The Department of Homeland Security (DHS) announced Jan 29 new security enhancements for the U.S. Refugee Admissions Program (USRAP).
Among the recommendations were enhanced screening for individuals from “high-risk” countries, executing the program “in a more risk-based manner when considering the overall refugee admissions ceiling, regional allocations, and the groups of applicants considered for resettlement,” as well as frequently reviewing countries on the high-risk list.
As those applying for refugee status must undergo the most scrutiny of any United States visitor, USRAP is an effort among government and nongovernmental actors at home and abroad who manage, process, and review refugee applicants.
After a 120-day pause in 2017, DHS resumed USRAP with “enhanced vetting” in October, which included 11 countries identified as high risk, therefore requiring more scrutiny.
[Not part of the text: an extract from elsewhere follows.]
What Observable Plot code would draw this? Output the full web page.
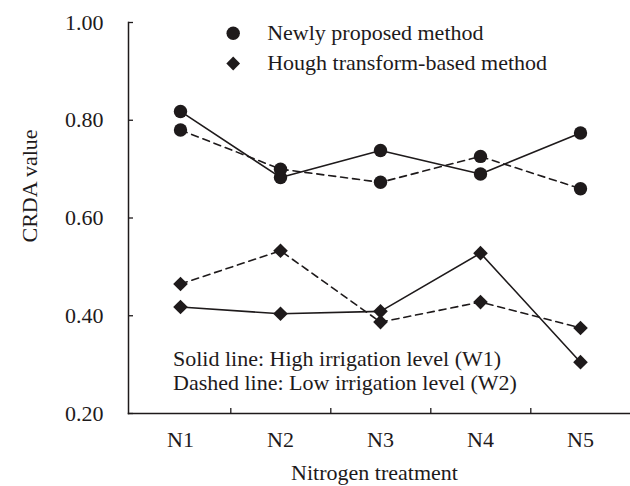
<!DOCTYPE html>
<html>
<head>
<meta charset="utf-8">
<script src="https://cdn.jsdelivr.net/npm/d3@7"></script>
<script src="https://cdn.jsdelivr.net/npm/@observablehq/plot@0.6"></script>
<style>
  html, body { margin: 0; padding: 0; background: #fff; }
</style>
</head>
<body>
<div id="chart"></div>
<script>
const categories = ["N1", "N2", "N3", "N4", "N5"];
const newW1 = [0.818, 0.683, 0.738, 0.690, 0.774];
const newW2 = [0.780, 0.700, 0.673, 0.726, 0.660];
const houghW1 = [0.418, 0.404, 0.409, 0.528, 0.305];
const houghW2 = [0.465, 0.533, 0.387, 0.428, 0.375];
const yTicks = [0.2, 0.4, 0.6, 0.8, 1.0];
const legendLabels = ["Newly proposed method", "Hough transform-based method"];
const noteLabels = ["Solid line: High irrigation level (W1)", "Dashed line: Low irrigation level (W2)"];

const rows = (vals, method, level) => vals.map((v, i) => ({cat: categories[i], v, method, level}));
const sNewW1 = rows(newW1, "new", "W1");
const sNewW2 = rows(newW2, "new", "W2");
const sHoughW1 = rows(houghW1, "hough", "W1");
const sHoughW2 = rows(houghW2, "hough", "W2");

const ink = "#1e1a1b";
const FS = 22;
const W = 630, H = 486, mL = 128, mR = -1, mT = 22, mB = 73;
const step = (W - mL - mR) / categories.length;

const chart = Plot.plot({
  width: W, height: H,
  marginLeft: mL, marginRight: mR, marginTop: mT, marginBottom: mB,
  style: {fontFamily: "'Liberation Serif', 'Times New Roman', serif", fontSize: FS + "px", color: ink, background: "#fff", overflow: "visible"},
  x: {type: "point", domain: categories, padding: 0.5, label: null},
  y: {domain: [0.2, 1.0], label: null},
  marks: [
    Plot.axisY({ticks: yTicks, tickFormat: d => d.toFixed(2), tickSize: -5, tickPadding: 30, stroke: ink, strokeWidth: 1.3, fontSize: FS, label: null}),
    Plot.axisX({tickSize: 0, tickPadding: 18, fontSize: FS, label: null}),
    Plot.ruleX(categories.slice(0, 4), {y1: 0.2, y2: 0.21, dx: step / 2, stroke: ink, strokeWidth: 1.3}),
    Plot.frame({anchor: "left", stroke: ink, strokeWidth: 1.5}),
    Plot.frame({anchor: "bottom", stroke: ink, strokeWidth: 1.5}),
    Plot.line(sNewW1, {x: "cat", y: "v", stroke: ink, strokeWidth: 1.6}),
    Plot.line(sHoughW1, {x: "cat", y: "v", stroke: ink, strokeWidth: 1.6}),
    Plot.line(sNewW2, {x: "cat", y: "v", stroke: ink, strokeWidth: 1.6, strokeDasharray: "7,5"}),
    Plot.line(sHoughW2, {x: "cat", y: "v", stroke: ink, strokeWidth: 1.6, strokeDasharray: "7,5"}),
    Plot.dot([...sNewW1, ...sNewW2], {x: "cat", y: "v", r: 6.7, fill: ink, stroke: "none", symbol: "circle"}),
    Plot.dot([...sHoughW1, ...sHoughW2], {x: "cat", y: "v", r: 6.6, fill: ink, stroke: "none", symbol: "diamond2"}),
    // legend
    Plot.dot([legendLabels[0]], {frameAnchor: "top-left", dx: 104.7, dy: 10.7, r: 6.7, fill: ink, symbol: "circle"}),
    Plot.dot([legendLabels[1]], {frameAnchor: "top-left", dx: 104.7, dy: 41, r: 6.2, fill: ink, symbol: "diamond2"}),
    Plot.text([legendLabels[0]], {text: d => d, frameAnchor: "top-left", dx: 138.7, dy: 10.5, textAnchor: "start", lineAnchor: "middle", fontSize: FS, fill: ink}),
    Plot.text([legendLabels[1]], {text: d => d, frameAnchor: "top-left", dx: 138.7, dy: 40.5, textAnchor: "start", lineAnchor: "middle", fontSize: FS, fill: ink}),
    // notes
    Plot.text([noteLabels[0]], {text: d => d, frameAnchor: "bottom-left", dx: 44.5, dy: -55, textAnchor: "start", lineAnchor: "middle", fontSize: FS, fill: ink}),
    Plot.text([noteLabels[1]], {text: d => d, frameAnchor: "bottom-left", dx: 44.5, dy: -30.5, textAnchor: "start", lineAnchor: "middle", fontSize: FS, fill: ink}),
    // axis titles
    Plot.text(["Nitrogen treatment"], {text: d => d, frameAnchor: "bottom", dx: -5.5, dy: 59.5, lineAnchor: "middle", fontSize: FS, fill: ink}),
    Plot.text(["CRDA value"], {text: d => d, frameAnchor: "left", dx: -99, dy: 24.5, rotate: -90, lineAnchor: "middle", fontSize: FS, fill: ink})
  ]
});
document.getElementById("chart").appendChild(chart);
</script>
</body>
</html>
The enhancements announced Jan. 29 are the result of a requirement for a 90-day review period where DHS would work with law enforcement to “determine what additional safeguards, if any, are necessary to ensure that the admission of refugees from these countries of concern does not pose a threat to the security and welfare of the United States.”
Reuters reported in October that the 11 countries receiving heightened scrutiny include “Egypt, Iran, Iraq, Libya, Mali, North Korea, Somalia, South Sudan, Sudan, Syria and Yemen, as well as Palestinians who lived in those countries.”